Seattle’s population of 700,000 is spread over 83 square miles, and significantly less dense than Queen’s exponentially higher population of 2.3 million over 103 square miles.

Frankly put, Long Island City simply does not have the space to accommodate more skyscrapers and the respective amount of employees it takes to maintain such an economy of scale outside of Manhattan.

Amazon should pick a new, more deserving city to increase the amount of jobs and economic growth.

A prime example of a city to increase growth is Detroit, which has had declining growth ever since the Great Recession in which automobile manufacturers and corporate offices abandoned ship, creating a city of stagnation.

But according to the Detroit Free Press, Amazon said there simply wasn’t enough talent to establish an office of that scale in Detroit.
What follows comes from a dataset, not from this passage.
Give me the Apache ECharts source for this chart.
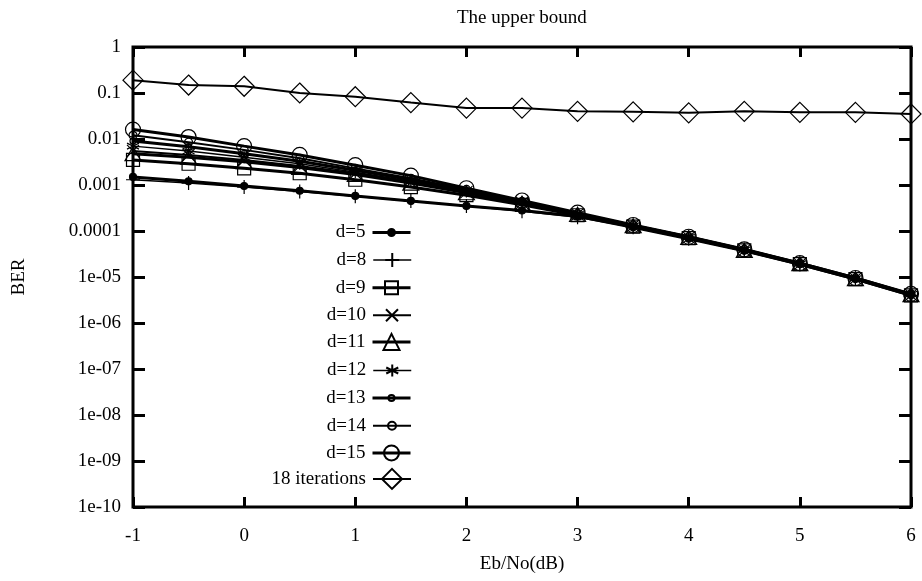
<!DOCTYPE html>
<html><head><meta charset="utf-8">
<script src="https://cdn.jsdelivr.net/npm/echarts@6/dist/echarts.min.js"></script>
<style>html,body{margin:0;padding:0;background:#fff}#c{width:922px;height:581px}</style>
</head><body><div id="c"></div>
<script>
const xValues = [-1,-0.5,0,0.5,1,1.5,2,2.5,3,3.5,4,4.5,5,5.5,6];
const seriesNames = ['d=5','d=8','d=9','d=10','d=11','d=12','d=13','d=14','d=15','18 iterations'];
const d5  = [1.5e-3,1.2e-3,9.5e-4,7.5e-4,5.8e-4,4.5e-4,3.5e-4,2.8e-4,2.1e-4,1.2e-4,6.8e-5,3.7e-5,1.9e-5,9e-6,4e-6];
const d8  = [1.3e-3,1.1e-3,9e-4,7.2e-4,5.7e-4,4.5e-4,3.5e-4,2.7e-4,2e-4,1.2e-4,6.8e-5,3.7e-5,1.9e-5,9e-6,4e-6];
const d9  = [3.5e-3,2.9e-3,2.3e-3,1.8e-3,1.3e-3,9e-4,6e-4,3.7e-4,2.2e-4,1.25e-4,7e-5,3.8e-5,1.9e-5,9e-6,4e-6];
const d10 = [5.5e-3,4.5e-3,3.5e-3,2.6e-3,1.8e-3,1.15e-3,7e-4,4.1e-4,2.3e-4,1.3e-4,7.2e-5,3.8e-5,1.9e-5,9.2e-6,4.1e-6];
const d11 = [4.8e-3,4e-3,3.2e-3,2.4e-3,1.7e-3,1.1e-3,6.8e-4,4e-4,2.3e-4,1.3e-4,7.2e-5,3.8e-5,1.95e-5,9.2e-6,4.1e-6];
const d12 = [7e-3,5.5e-3,4e-3,2.9e-3,1.9e-3,1.2e-3,7.2e-4,4.2e-4,2.3e-4,1.3e-4,7.3e-5,3.9e-5,1.95e-5,9.3e-6,4.2e-6];
const d13 = [9e-3,6.8e-3,4.8e-3,3.3e-3,2.1e-3,1.3e-3,7.5e-4,4.3e-4,2.4e-4,1.3e-4,7.4e-5,3.9e-5,2e-5,9.5e-6,4.2e-6];
const d14 = [1.2e-2,8.5e-3,5.8e-3,3.8e-3,2.3e-3,1.4e-3,8e-4,4.4e-4,2.4e-4,1.35e-4,7.5e-5,4e-5,2e-5,9.5e-6,4.3e-6];
const d15 = [1.6e-2,1.1e-2,7e-3,4.5e-3,2.7e-3,1.6e-3,8.5e-4,4.6e-4,2.5e-4,1.35e-4,7.5e-5,4e-5,2e-5,9.5e-6,4.3e-6];
const it18 = [0.19,0.149,0.14,0.1,0.083,0.062,0.047,0.047,0.04,0.039,0.037,0.04,0.038,0.038,0.035];
const xTickLabels = ['-1','0','1','2','3','4','5','6'];
const yTickLabels = ['1e-10','1e-09','1e-08','1e-07','1e-06','1e-05','0.0001','0.001','0.01','0.1','1'];

const allData = [d5,d8,d9,d10,d11,d12,d13,d14,d15,it18];
const FONT = 'Liberation Serif';
const symbols = [
  {symbol:'circle', size:7, fill:'#000', lw:3},
  {symbol:'path://M0,5L10,5M5,0L5,10', size:14, fill:'none', lw:1.5},
  {symbol:'rect', size:13, fill:'none', lw:3},
  {symbol:'path://M0,0L10,10M0,10L10,0', size:12, fill:'none', lw:2},
  {symbol:'triangle', size:[16,14], fill:'none', lw:3},
  {symbol:'path://M5,0L5,10M0.7,2.5L9.3,7.5M0.7,7.5L9.3,2.5', size:[12,12], fill:'none', lw:1.5},
  {symbol:'circle', size:6, fill:'none', lw:3},
  {symbol:'circle', size:8, fill:'none', lw:2},
  {symbol:'circle', size:15, fill:'none', lw:3},
  {symbol:'diamond', size:[20,20], fill:'none', lw:2}
];
const series = seriesNames.map((n,i)=>({
  name:n, type:'line', xAxisIndex:0, yAxisIndex:0,
  data: xValues.map((x,j)=>[x, allData[i][j]]),
  symbol: symbols[i].symbol, symbolSize: symbols[i].size, showAllSymbol:true,
  lineStyle:{color:'#000', width:symbols[i].lw},
  itemStyle:{color: symbols[i].fill==='none' ? 'rgba(0,0,0,0)' : '#000', borderColor:'#000', borderWidth:1.2},
  emphasis:{disabled:true}, animation:false, z: 2+i
}));
const legendTop0 = 232, legendGap = 27.6, textH = 18;
const legends = seriesNames.map((n,i)=>{
  const s = symbols[i].size;
  const sz = Array.isArray(s) ? Math.max(s[0], s[1]) : s;
  const ih = sz/0.8;
  return {
    data:[n], orient:'vertical', right:510, top: legendTop0 + legendGap*i - Math.max(ih, textH)/2,
    align:'right', itemWidth:38, itemHeight:ih, itemGap:0, padding:0,
    lineStyle:{width: symbols[i].lw, color:'#000'},
    textStyle:{fontFamily:FONT, fontSize:19, color:'#000', padding:[0,2,0,0]},
    selectedMode:false
  };
});
const chart = echarts.init(document.getElementById('c'), null, {renderer:'canvas'});
chart.setOption({
  backgroundColor:'#fff',
  animation:false,
  title:{text:'The upper bound', left:452, top:4, textStyle:{fontFamily:FONT, fontSize:19, fontWeight:'normal', color:'#000'}},
  grid:{left:133, right:11, top:47, bottom:74, show:true, borderColor:'#000', borderWidth:3, backgroundColor:'transparent'},
  legend: legends,
  xAxis:[{
    type:'value', min:-1, max:6, interval:1, position:'bottom',
    name:'Eb/No(dB)', nameLocation:'middle', nameGap:48,
    nameTextStyle:{fontFamily:FONT, fontSize:19, color:'#000'},
    axisLine:{show:false, onZero:false}, splitLine:{show:false},
    axisTick:{inside:true, length:10, lineStyle:{color:'#000', width:3}},
    axisLabel:{margin:20, fontFamily:FONT, fontSize:19, color:'#000', formatter:(v)=>xTickLabels[Math.round(v)+1]}
  },{
    type:'value', position:'top', min:-1, max:6, interval:1,
    axisLine:{show:false, onZero:false}, splitLine:{show:false}, axisLabel:{show:false},
    axisTick:{inside:true, length:10, lineStyle:{color:'#000', width:3}}
  }],
  yAxis:[{
    type:'log', logBase:10, min:1e-10, max:1, interval:1, position:'left',
    name:'BER', nameLocation:'middle', nameGap:104, nameRotate:90,
    nameTextStyle:{fontFamily:FONT, fontSize:19, color:'#000'},
    axisLine:{show:false, onZero:false}, splitLine:{show:false}, minorTick:{show:false},
    axisTick:{inside:true, length:12, lineStyle:{color:'#000', width:3}},
    axisLabel:{margin:12, fontFamily:FONT, fontSize:19, color:'#000',
      formatter:(v)=>yTickLabels[Math.round(Math.log10(v))+10]}
  },{
    type:'log', logBase:10, min:1e-10, max:1, interval:1, position:'right',
    axisLine:{show:false, onZero:false}, splitLine:{show:false}, axisLabel:{show:false},
    axisTick:{inside:true, length:12, lineStyle:{color:'#000', width:3}}
  }],
  series: series
});
</script></body></html>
It’s a never-ending cycle of not having enough talent and not having enough job opportunities that brings the whole debacle and discourse full circle.

And that’s where the people of Queens came together to fight for their survival in the city. Freshman Congresswoman Alexandria Ocasio-Cortez is now being credited with stopping Amazon from building in her district, but despite having a degree in economics, the Democratic-Socialist Representative has used this as an opportunity to further her illogical economic goals for the country.

According to a Sierra College poll cited in Newsweek, 56 percent of New Yorkers supported Amazon’s new HQ2 in Long Island City. But this is not representative of those who live in the neighborhood where most of the effects of Amazon would’ve occurred.

Although the company known for the smile on their boxes and logo would have liked to help the community prosper, it will now be incredibly difficult to do now with the local communities rebelling and influencing giant corporate decisions. These progressive economic politics will surely cost everyone involved in the long run, with lost opportunity costs to increase jobs and overall additions to the local economies.